Iran Presses for Progress in Nuclear Negotiations

MUNICH — As consultations continued here on a possible new cease-fire arrangement with Russia and Ukraine, Iran’s foreign minister, Mohammad Javad Zarif, said on Sunday that Tehran does not favor another extension of the talks on limiting its nuclear program and expects economic sanctions to be quickly lifted if an accord is reached.

“Sanctions are a liability; you need to get rid of them if you want a solution,” Mr. Zarif told a security conference. “This is the opportunity to do it, and we need to seize this opportunity,” he said of the long effort to forge an agreement. “It may not be repeated.”

The nuclear talks have already been extended twice and face a late March deadline for hammering out the main outlines of an accord.
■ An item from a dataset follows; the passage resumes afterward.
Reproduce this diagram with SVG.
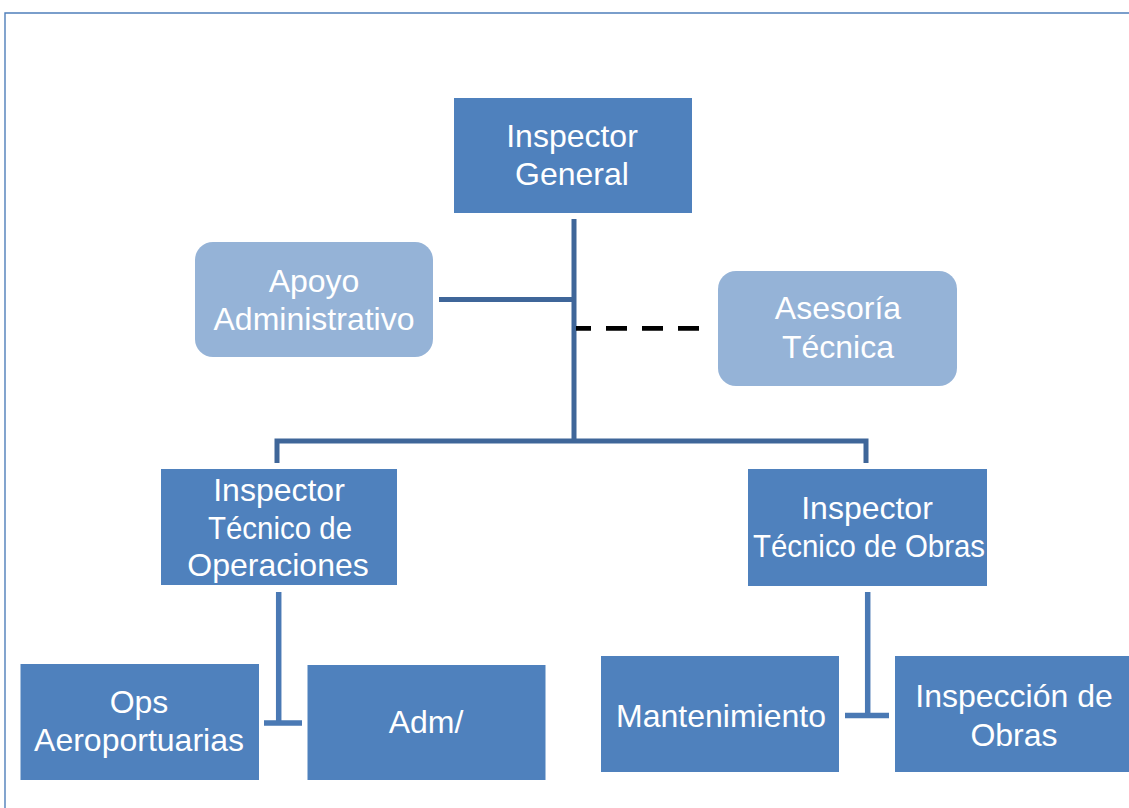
<svg xmlns="http://www.w3.org/2000/svg" width="1129" height="808" viewBox="0 0 1129 808">
  <style>
    .box { fill: #4F81BD; }
    .soft { fill: #95B3D7; }
    .lbl { font-family: "Liberation Sans", Arial, sans-serif; font-size: 32px; fill: #FFFFFF; text-anchor: middle; }
    .link { stroke: #3F6699; stroke-width: 5; fill: none; }
    .link2 { stroke: #4A79B4; stroke-width: 5.5; fill: none; }
    .dash { stroke: #000000; stroke-width: 4.7; fill: none; }
    .frame { stroke: #4F7FBA; stroke-width: 1.4; fill: none; }
  </style>

  <rect x="0" y="0" width="1129" height="808" fill="#FFFFFF"/>

  <!-- page frame -->
  <path class="frame" d="M5 808 V13 H1129"/>

  <!-- connectors -->
  <g id="connectors">
    <path class="link" d="M574 219 V441"/>
    <path class="link" d="M439 299.5 H574"/>
    <path class="dash" d="M576 328.3 H699" stroke-dasharray="15 15 21 15 21 15 21"/>
    <path class="link" d="M277 463 V441 H866 V463"/>
    <path class="link2" d="M278.7 592 V723 M264 723 H302"/>
    <path class="link2" d="M867.7 592 V715.5 M845 715.5 H889"/>
  </g>

  <g id="inspector-general">
    <rect class="box" x="454" y="98" width="238" height="115"/>
    <text class="lbl" x="572" y="147">Inspector</text>
    <text class="lbl" x="572" y="185">General</text>
  </g>

  <g id="apoyo-administrativo">
    <rect class="soft" x="195" y="242" width="238" height="115" rx="18"/>
    <text class="lbl" x="314" y="292">Apoyo</text>
    <text class="lbl" x="314" y="330">Administrativo</text>
  </g>

  <g id="asesoria-tecnica">
    <rect class="soft" x="718" y="271" width="239" height="115" rx="18"/>
    <text class="lbl" x="838" y="319">Asesoría</text>
    <text class="lbl" x="838" y="358">Técnica</text>
  </g>

  <g id="inspector-operaciones">
    <rect class="box" x="161" y="469" width="236" height="116"/>
    <text class="lbl" x="279" y="501">Inspector</text>
    <text class="lbl" x="280" y="539" textLength="144" lengthAdjust="spacingAndGlyphs">Técnico de</text>
    <text class="lbl" x="278" y="576">Operaciones</text>
  </g>

  <g id="inspector-obras">
    <rect class="box" x="748" y="469" width="239" height="117"/>
    <text class="lbl" x="867" y="519">Inspector</text>
    <text class="lbl" x="869" y="557" textLength="232" lengthAdjust="spacingAndGlyphs">Técnico de Obras</text>
  </g>

  <g id="ops-aeroportuarias">
    <rect class="box" x="20.5" y="664" width="238.5" height="116"/>
    <text class="lbl" x="139" y="713">Ops</text>
    <text class="lbl" x="139" y="751">Aeroportuarias</text>
  </g>

  <g id="adm">
    <rect class="box" x="307.5" y="665" width="238" height="115"/>
    <text class="lbl" x="426" y="733">Adm/</text>
  </g>

  <g id="mantenimiento">
    <rect class="box" x="601" y="656" width="238" height="116"/>
    <text class="lbl" x="721" y="727">Mantenimiento</text>
  </g>

  <g id="inspeccion-obras">
    <rect class="box" x="895" y="656" width="238" height="116"/>
    <text class="lbl" x="1014" y="707">Inspección de</text>
    <text class="lbl" x="1014" y="746">Obras</text>
  </g>
</svg>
The deadline for completing a detailed agreement is the end of June.

With a Republican-led Congress in Washington, an extension of the talks is virtually a political impossibility for the United States. And Secretary of State John Kerry, who met twice here with Mr. Zarif, including 90 minutes early Sunday morning, has been making an intensive effort to negotiate an accord.

Iran has provided arms and sent paramilitary Quds force fighters to help President Bashar al-Assad of Syria in the battle against Syrian rebels and is a prime sponsor of Hezbollah in Lebanon and both Islamic Jihad and Hamas in Gaza and the West Bank. Saudi Arabia and other Arab states that oppose Mr. Assad’s rule have insisted that Iran should not have a role in any regional talks on the Syria crisis.

The United States has also opposed giving Iran a role in the Syria negotiations unless its Syria policy changes.

In his speech on Sunday, Mr. McCain, the Arizona Republican, had some sharply critical words for Iran as well as for Russia. He asserted that Iran has helped Mr. Assad’s brutal crackdown in Syria, backed rebels in Yemen, supported militias in Iraq and trained militants from North Africa. He said that Iran represents “a geopolitical challenge,” not simply an arms-control problem, and called in general for an end to Western complacency in the face of challenges in Europe, Asia and the Middle East.